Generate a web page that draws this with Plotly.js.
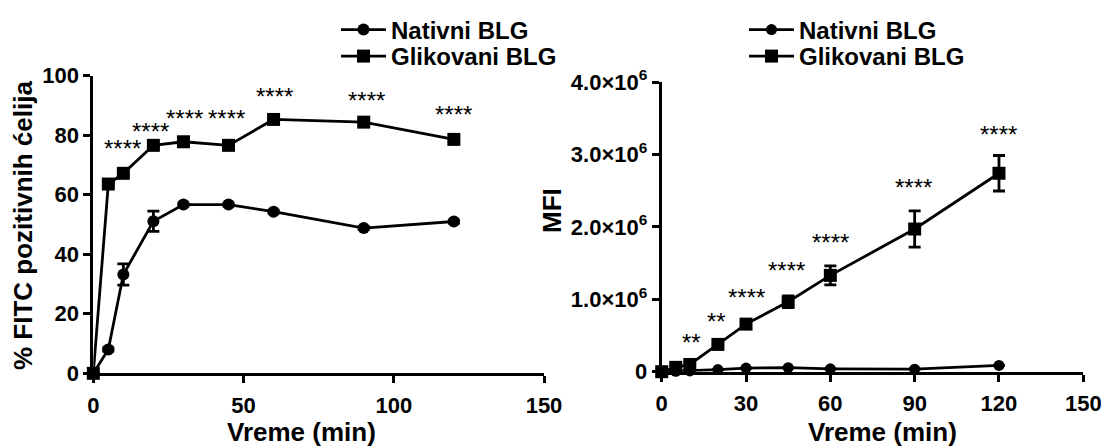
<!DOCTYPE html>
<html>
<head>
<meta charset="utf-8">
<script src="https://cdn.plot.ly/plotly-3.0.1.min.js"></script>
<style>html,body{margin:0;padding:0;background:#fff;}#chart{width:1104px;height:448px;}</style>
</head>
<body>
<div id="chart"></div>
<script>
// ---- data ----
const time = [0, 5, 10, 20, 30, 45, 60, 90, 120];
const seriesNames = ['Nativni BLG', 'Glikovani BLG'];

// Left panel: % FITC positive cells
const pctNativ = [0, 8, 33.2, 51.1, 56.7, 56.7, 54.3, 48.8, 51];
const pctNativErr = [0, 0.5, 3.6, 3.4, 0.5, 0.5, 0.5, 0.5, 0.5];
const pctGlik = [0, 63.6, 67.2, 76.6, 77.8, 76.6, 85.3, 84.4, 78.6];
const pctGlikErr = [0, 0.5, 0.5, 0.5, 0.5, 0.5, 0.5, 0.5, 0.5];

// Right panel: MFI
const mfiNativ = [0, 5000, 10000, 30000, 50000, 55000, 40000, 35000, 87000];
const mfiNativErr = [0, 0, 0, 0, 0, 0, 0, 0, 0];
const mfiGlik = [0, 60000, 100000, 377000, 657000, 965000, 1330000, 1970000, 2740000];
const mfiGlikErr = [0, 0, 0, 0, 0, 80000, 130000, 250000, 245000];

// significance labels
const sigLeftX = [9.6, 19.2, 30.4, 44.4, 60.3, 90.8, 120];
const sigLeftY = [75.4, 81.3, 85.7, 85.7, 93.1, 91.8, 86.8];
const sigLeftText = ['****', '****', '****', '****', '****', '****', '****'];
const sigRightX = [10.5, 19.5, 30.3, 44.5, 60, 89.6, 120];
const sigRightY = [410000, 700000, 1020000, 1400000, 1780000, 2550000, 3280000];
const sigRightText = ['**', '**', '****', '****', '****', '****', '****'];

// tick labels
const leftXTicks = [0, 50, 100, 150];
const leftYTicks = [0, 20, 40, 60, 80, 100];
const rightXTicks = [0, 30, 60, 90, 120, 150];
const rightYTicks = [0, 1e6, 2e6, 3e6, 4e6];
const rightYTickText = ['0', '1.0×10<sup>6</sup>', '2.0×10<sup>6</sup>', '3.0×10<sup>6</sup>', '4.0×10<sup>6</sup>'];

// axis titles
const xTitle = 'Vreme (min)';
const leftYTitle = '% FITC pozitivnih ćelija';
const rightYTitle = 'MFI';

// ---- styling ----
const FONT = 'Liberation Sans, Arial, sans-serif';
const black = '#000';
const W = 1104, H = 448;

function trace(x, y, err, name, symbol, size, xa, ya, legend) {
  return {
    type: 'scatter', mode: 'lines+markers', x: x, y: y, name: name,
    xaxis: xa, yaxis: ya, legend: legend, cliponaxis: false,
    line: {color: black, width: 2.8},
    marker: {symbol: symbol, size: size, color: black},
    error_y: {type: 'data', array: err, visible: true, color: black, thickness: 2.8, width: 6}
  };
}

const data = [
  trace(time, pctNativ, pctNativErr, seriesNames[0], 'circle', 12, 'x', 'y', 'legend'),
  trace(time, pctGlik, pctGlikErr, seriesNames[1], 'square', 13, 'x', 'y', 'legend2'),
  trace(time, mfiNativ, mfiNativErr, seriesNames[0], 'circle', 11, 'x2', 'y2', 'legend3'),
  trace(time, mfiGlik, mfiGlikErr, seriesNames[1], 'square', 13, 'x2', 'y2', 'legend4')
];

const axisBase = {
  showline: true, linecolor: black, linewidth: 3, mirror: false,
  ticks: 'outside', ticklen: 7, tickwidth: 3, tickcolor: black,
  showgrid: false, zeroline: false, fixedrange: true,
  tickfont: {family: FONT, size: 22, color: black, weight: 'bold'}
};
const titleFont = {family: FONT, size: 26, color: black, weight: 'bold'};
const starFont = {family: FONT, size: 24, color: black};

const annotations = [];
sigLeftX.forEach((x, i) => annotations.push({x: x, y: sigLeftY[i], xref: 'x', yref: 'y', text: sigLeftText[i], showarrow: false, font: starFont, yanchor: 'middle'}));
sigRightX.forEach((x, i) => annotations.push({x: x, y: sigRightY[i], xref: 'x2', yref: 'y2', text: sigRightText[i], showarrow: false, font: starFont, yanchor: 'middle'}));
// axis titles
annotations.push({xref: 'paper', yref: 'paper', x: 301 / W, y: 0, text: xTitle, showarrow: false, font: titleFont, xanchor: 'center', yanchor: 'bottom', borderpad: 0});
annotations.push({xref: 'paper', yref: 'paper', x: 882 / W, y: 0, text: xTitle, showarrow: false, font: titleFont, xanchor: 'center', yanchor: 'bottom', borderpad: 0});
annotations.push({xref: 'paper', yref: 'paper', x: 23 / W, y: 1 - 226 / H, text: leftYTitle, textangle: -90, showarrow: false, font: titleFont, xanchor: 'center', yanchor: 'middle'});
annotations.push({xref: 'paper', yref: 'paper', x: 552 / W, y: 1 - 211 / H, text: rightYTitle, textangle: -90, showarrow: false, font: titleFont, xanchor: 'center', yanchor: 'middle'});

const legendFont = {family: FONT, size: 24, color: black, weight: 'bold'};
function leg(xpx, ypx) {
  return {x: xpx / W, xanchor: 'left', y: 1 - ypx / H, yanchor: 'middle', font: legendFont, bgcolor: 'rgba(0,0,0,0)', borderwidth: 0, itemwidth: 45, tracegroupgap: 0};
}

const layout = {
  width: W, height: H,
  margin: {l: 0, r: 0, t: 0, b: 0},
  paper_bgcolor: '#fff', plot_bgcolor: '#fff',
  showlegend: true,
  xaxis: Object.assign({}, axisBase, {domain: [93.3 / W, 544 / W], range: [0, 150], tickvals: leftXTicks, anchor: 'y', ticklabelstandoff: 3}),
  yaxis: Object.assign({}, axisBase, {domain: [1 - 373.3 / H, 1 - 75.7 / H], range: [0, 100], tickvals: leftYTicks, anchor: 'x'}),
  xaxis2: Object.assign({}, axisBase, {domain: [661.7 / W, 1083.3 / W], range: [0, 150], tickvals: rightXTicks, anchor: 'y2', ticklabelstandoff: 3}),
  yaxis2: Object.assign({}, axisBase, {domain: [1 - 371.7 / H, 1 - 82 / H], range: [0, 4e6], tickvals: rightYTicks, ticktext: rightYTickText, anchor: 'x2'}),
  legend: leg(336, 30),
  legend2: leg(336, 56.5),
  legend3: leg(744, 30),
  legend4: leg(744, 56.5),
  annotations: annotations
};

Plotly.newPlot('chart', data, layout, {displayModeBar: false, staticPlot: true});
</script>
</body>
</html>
☆ ☆ ☆ ☆ ☆
* WORK INSTRUCTIONS *
Exactly as written, please give again the lines from the beginning of the listing through the line containing "const seriesNames = ['Nativni", inclusive, without any pictures.

* CORRECT OUTPUT *
Generate a web page that draws this with Plotly.js.
<!DOCTYPE html>
<html>
<head>
<meta charset="utf-8">
<script src="https://cdn.plot.ly/plotly-3.0.1.min.js"></script>
<style>html,body{margin:0;padding:0;background:#fff;}#chart{width:1104px;height:448px;}</style>
</head>
<body>
<div id="chart"></div>
<script>
// ---- data ----
const time = [0, 5, 10, 20, 30, 45, 60, 90, 120];
const seriesNames = ['Nativni BLG', 'Glikovani BLG'];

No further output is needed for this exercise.